* START LISTING *

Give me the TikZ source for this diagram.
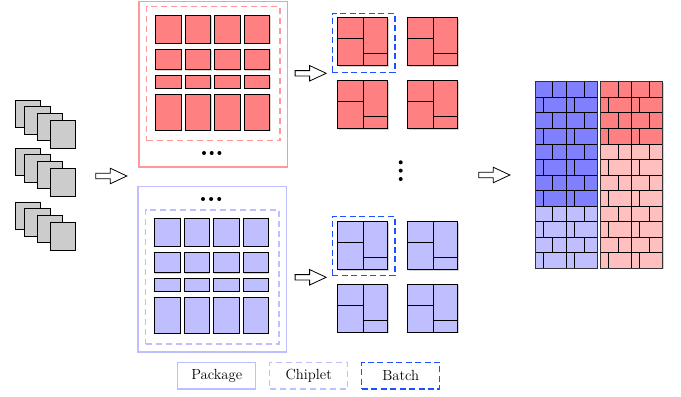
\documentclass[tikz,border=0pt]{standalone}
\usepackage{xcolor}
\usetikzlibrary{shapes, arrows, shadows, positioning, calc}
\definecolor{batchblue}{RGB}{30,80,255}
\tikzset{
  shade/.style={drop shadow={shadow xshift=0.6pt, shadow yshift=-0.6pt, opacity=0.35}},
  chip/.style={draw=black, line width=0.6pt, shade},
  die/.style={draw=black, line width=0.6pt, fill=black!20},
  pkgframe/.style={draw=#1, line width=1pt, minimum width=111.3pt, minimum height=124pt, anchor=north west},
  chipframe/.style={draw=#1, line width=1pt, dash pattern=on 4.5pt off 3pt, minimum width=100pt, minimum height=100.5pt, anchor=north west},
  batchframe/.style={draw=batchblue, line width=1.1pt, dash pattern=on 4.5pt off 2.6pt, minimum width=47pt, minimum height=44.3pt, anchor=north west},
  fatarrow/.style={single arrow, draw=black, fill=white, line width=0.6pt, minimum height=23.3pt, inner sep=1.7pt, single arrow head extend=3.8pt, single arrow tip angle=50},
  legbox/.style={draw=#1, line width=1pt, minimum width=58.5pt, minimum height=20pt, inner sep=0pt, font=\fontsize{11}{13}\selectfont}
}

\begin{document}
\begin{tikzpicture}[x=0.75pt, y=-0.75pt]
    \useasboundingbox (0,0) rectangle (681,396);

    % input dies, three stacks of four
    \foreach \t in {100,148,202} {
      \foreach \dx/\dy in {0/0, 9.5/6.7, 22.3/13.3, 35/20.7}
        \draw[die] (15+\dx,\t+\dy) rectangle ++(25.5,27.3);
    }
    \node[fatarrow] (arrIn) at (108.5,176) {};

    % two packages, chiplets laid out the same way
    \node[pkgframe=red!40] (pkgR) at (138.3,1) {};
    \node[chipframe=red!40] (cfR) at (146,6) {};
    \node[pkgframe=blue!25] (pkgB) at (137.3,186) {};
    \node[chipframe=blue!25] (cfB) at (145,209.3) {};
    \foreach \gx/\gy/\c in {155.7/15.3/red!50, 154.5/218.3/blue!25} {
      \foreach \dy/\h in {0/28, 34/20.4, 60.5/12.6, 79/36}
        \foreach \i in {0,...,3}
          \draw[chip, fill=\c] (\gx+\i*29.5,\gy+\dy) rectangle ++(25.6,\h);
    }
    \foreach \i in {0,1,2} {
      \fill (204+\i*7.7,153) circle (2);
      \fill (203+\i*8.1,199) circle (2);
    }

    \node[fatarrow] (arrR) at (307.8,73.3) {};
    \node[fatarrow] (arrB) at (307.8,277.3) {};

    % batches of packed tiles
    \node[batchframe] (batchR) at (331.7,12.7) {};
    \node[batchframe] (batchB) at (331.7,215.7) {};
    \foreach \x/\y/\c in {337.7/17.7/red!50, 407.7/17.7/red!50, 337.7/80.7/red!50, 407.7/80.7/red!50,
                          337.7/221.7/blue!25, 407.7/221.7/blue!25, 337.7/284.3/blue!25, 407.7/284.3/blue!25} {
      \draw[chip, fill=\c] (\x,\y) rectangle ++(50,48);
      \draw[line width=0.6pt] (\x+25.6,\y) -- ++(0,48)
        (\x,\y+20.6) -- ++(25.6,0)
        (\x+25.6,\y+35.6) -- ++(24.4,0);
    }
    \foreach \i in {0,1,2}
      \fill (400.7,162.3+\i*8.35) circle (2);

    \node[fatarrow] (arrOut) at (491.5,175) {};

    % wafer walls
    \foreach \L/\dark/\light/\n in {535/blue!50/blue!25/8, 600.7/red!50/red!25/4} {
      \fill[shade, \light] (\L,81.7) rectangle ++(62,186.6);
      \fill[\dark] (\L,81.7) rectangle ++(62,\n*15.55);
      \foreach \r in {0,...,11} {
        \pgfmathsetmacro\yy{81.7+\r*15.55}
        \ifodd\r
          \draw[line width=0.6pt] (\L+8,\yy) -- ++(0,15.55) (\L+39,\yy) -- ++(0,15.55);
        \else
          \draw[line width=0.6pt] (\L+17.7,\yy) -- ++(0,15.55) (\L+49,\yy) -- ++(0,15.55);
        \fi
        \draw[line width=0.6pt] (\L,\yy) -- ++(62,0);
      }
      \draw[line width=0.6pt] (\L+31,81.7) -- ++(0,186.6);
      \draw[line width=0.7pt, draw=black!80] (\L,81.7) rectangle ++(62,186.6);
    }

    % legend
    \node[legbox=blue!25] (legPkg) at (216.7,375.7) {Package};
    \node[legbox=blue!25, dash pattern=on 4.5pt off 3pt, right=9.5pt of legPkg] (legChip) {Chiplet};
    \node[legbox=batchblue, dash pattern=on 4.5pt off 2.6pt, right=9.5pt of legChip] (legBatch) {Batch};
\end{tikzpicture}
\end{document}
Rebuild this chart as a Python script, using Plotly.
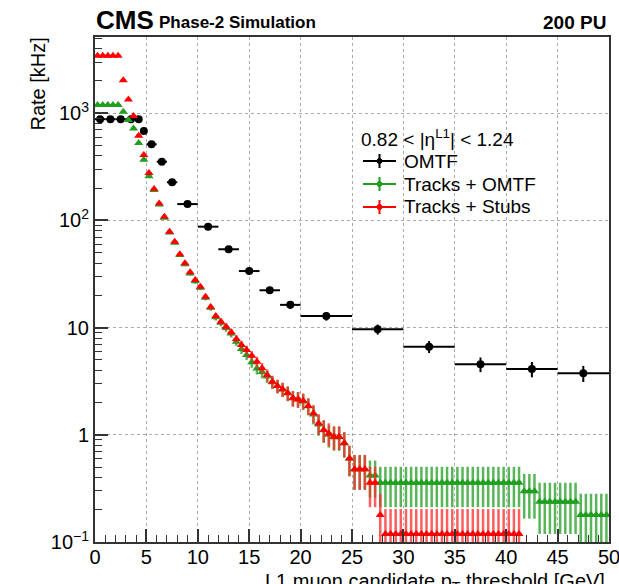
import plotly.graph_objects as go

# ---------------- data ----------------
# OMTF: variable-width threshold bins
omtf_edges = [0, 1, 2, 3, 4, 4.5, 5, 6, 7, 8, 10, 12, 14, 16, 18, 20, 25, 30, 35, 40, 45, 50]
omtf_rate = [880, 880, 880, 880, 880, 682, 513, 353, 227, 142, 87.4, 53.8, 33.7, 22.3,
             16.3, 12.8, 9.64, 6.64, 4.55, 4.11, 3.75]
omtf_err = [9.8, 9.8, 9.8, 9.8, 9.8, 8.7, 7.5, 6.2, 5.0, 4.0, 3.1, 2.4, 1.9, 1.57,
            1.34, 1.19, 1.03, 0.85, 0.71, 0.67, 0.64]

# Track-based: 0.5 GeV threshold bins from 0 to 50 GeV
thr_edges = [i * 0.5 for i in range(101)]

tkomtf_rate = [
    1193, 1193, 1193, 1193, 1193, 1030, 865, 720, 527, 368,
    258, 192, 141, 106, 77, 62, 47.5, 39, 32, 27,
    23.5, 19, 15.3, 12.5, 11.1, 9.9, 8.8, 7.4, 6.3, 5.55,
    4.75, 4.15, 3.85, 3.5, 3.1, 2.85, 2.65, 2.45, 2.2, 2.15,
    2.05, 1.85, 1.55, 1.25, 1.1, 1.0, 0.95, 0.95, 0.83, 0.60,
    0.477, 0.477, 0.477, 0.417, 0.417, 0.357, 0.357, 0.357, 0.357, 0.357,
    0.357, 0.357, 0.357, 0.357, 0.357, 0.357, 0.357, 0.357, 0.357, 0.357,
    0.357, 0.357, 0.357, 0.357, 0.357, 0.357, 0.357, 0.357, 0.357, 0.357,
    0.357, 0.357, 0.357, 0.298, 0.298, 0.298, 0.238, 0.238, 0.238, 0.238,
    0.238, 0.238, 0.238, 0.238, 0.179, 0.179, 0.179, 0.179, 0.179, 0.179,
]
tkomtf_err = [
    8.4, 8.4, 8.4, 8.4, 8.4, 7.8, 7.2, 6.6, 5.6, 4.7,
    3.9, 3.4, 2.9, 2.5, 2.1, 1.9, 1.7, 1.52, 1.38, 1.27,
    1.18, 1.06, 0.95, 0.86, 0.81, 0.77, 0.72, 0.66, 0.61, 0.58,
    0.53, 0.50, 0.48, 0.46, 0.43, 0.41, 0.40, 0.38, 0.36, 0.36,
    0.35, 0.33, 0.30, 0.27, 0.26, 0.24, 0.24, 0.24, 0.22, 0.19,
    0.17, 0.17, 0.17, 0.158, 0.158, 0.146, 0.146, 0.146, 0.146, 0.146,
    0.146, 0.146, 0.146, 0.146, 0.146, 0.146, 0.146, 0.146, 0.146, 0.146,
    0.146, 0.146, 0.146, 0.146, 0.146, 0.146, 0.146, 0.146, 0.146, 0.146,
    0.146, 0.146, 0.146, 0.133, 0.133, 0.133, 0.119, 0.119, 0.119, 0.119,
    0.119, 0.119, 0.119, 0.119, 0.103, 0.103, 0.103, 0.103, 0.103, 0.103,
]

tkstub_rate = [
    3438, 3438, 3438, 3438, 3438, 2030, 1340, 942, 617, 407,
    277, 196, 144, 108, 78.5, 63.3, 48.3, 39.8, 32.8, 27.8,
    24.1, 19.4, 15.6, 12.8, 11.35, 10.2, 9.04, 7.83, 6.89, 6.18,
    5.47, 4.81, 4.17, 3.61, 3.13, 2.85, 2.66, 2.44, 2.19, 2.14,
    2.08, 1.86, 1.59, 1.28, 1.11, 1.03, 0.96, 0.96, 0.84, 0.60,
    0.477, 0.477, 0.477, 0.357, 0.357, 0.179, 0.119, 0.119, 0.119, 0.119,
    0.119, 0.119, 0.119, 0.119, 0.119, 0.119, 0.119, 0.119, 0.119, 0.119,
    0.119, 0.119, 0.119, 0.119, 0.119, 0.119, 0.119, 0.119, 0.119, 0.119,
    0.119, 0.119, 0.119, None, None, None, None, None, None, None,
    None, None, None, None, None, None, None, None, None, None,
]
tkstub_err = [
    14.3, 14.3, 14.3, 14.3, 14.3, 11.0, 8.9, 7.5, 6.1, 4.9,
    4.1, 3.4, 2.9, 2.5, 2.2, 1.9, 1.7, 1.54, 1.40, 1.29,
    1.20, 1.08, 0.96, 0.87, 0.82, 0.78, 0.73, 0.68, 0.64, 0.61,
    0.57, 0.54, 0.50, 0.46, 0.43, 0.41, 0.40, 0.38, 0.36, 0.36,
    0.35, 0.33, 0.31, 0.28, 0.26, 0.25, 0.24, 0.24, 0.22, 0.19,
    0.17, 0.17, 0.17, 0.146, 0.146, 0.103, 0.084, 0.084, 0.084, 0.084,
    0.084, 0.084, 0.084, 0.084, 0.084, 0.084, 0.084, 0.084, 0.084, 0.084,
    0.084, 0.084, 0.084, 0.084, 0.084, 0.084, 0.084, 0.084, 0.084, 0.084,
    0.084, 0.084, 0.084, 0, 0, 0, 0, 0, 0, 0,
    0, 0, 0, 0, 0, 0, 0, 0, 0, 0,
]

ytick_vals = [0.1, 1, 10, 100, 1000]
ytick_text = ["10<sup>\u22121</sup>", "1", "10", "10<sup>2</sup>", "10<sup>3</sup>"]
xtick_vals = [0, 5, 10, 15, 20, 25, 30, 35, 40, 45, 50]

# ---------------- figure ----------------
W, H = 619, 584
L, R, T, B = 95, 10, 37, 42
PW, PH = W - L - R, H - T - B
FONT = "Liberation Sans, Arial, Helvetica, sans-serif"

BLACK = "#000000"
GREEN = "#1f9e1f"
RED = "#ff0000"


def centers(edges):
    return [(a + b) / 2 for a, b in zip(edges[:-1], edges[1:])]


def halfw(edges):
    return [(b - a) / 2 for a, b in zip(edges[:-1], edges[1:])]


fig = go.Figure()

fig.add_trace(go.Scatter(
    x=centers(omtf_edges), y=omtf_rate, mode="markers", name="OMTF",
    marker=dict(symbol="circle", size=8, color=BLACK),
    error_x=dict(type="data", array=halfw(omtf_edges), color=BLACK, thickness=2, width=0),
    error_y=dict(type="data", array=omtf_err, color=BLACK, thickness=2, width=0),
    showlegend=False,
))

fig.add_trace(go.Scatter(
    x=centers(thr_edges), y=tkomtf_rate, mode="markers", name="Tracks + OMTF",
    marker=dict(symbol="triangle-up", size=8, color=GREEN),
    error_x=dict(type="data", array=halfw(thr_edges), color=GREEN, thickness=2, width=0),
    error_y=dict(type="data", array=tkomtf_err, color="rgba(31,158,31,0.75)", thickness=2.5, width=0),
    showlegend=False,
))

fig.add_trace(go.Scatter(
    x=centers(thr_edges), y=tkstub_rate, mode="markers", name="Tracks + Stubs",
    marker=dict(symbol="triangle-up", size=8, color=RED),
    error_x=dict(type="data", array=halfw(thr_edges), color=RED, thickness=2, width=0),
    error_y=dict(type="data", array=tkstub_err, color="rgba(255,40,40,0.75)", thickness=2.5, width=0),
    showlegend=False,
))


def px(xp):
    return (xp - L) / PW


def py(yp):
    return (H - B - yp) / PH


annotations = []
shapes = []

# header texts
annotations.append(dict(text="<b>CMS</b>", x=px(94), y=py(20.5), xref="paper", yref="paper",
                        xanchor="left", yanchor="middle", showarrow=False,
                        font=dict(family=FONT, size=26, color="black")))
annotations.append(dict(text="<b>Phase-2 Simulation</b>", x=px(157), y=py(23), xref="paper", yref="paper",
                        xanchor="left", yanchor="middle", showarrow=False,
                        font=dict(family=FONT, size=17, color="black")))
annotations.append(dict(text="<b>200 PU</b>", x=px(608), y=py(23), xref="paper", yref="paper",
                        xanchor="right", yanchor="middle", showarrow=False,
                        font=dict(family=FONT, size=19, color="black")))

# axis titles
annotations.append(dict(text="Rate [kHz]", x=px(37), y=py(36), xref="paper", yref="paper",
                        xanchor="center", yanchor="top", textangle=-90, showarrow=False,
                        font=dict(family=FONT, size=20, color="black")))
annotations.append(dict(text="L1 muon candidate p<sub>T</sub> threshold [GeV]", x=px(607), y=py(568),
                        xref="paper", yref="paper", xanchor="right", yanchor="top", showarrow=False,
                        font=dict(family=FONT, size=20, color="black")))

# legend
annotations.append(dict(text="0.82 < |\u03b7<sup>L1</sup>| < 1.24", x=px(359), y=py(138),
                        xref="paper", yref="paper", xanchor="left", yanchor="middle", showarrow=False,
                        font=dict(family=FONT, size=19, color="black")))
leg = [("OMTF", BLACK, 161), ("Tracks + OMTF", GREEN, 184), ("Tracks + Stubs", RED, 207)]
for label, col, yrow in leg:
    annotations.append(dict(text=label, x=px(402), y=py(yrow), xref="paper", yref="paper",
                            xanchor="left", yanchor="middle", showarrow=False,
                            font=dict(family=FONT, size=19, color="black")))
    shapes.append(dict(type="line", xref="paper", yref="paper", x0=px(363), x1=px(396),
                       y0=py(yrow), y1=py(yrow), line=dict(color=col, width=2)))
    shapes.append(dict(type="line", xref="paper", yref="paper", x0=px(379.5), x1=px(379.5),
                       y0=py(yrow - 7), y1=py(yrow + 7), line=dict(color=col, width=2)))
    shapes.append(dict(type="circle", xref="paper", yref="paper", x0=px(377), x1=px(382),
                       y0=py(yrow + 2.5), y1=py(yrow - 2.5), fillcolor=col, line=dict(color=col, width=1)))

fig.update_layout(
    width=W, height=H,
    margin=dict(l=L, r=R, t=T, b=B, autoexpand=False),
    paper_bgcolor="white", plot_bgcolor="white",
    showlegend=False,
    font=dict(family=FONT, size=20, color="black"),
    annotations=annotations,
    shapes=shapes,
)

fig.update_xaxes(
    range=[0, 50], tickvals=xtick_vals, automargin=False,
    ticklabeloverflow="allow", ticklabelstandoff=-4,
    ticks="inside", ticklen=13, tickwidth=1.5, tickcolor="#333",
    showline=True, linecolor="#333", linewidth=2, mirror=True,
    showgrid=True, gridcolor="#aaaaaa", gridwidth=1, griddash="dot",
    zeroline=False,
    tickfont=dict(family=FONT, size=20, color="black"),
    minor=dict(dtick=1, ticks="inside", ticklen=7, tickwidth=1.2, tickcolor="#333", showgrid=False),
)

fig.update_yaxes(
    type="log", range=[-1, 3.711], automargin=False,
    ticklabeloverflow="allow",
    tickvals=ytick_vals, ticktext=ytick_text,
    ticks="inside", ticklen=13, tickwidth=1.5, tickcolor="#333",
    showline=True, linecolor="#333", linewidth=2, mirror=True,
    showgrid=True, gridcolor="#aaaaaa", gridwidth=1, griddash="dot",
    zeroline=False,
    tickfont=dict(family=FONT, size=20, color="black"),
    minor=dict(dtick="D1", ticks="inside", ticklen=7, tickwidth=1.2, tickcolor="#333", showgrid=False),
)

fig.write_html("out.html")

* END LISTING *

## WHAT TO DO
Look above for the line containing "Rebuild this chart", then write out every line from there down to the line containing "thr_edges = [i * 0.5 for i in range(101)]", that line included, with no pictures.

## FINISHED ANSWER
Rebuild this chart as a Python script, using Plotly.
import plotly.graph_objects as go

# ---------------- data ----------------
# OMTF: variable-width threshold bins
omtf_edges = [0, 1, 2, 3, 4, 4.5, 5, 6, 7, 8, 10, 12, 14, 16, 18, 20, 25, 30, 35, 40, 45, 50]
omtf_rate = [880, 880, 880, 880, 880, 682, 513, 353, 227, 142, 87.4, 53.8, 33.7, 22.3,
             16.3, 12.8, 9.64, 6.64, 4.55, 4.11, 3.75]
omtf_err = [9.8, 9.8, 9.8, 9.8, 9.8, 8.7, 7.5, 6.2, 5.0, 4.0, 3.1, 2.4, 1.9, 1.57,
            1.34, 1.19, 1.03, 0.85, 0.71, 0.67, 0.64]

# Track-based: 0.5 GeV threshold bins from 0 to 50 GeV
thr_edges = [i * 0.5 for i in range(101)]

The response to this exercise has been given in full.